In case of claim for contestation unjustified Law Act company,
considering that a measure attributable to a Member State is contrary
to Articles 34–36 TFEU, may file a complaint with the European
Commission. According to the
Commission Communication to the European Parliament and the European
Ombudsman on relations with the complainant in respect of
infringements of community law, the
complaint must be submitted in writing, by letter , fax or e-mail in
any of the official languages of the EU. It is recommended to use of
the ‘standard complaint form’ as it ensures that all the
necessary information is forwarded to the Commission, and therefore
speeds up processing of the complaint. An initial acknowledgement of
receipt will be sent to the complainant by the Secretariat-General of
the Commission within 15 working days. Within one month of this
acknowledgement, the Commission will decide whether the
correspondence should be registered.
Any citizen of the European Union, or resident in a Member State, may,
individually or in association with others, submit a petition to the
European Parliament on a subject which comes within the European
Union's fields of activity and which affects him/them directly.
A
petition may take the form of a complaint or a request and may relate to issues of public or private interest.

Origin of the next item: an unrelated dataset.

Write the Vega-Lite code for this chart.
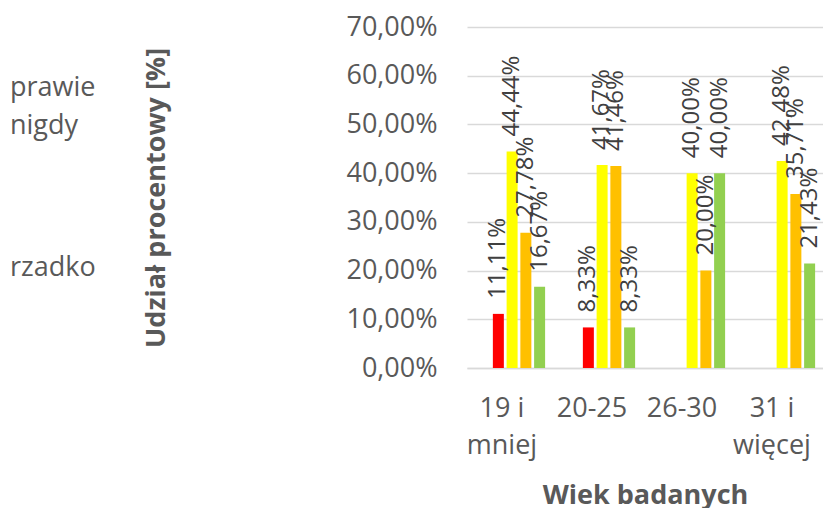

The petition may present an
individual request, a complaint or observation concerning the
application of EU law or an appeal to the European Parliament to
adopt a position on a specific matter.
Regulations
of the consolidated
version of the treaty on the functioning of the European Union has
been used is this written assignment.
1 Case 7/68 Commission v Italy [1968] ECR 423
2 Case 8/74 Dassonville [1974] ECR 837, paragraph 5.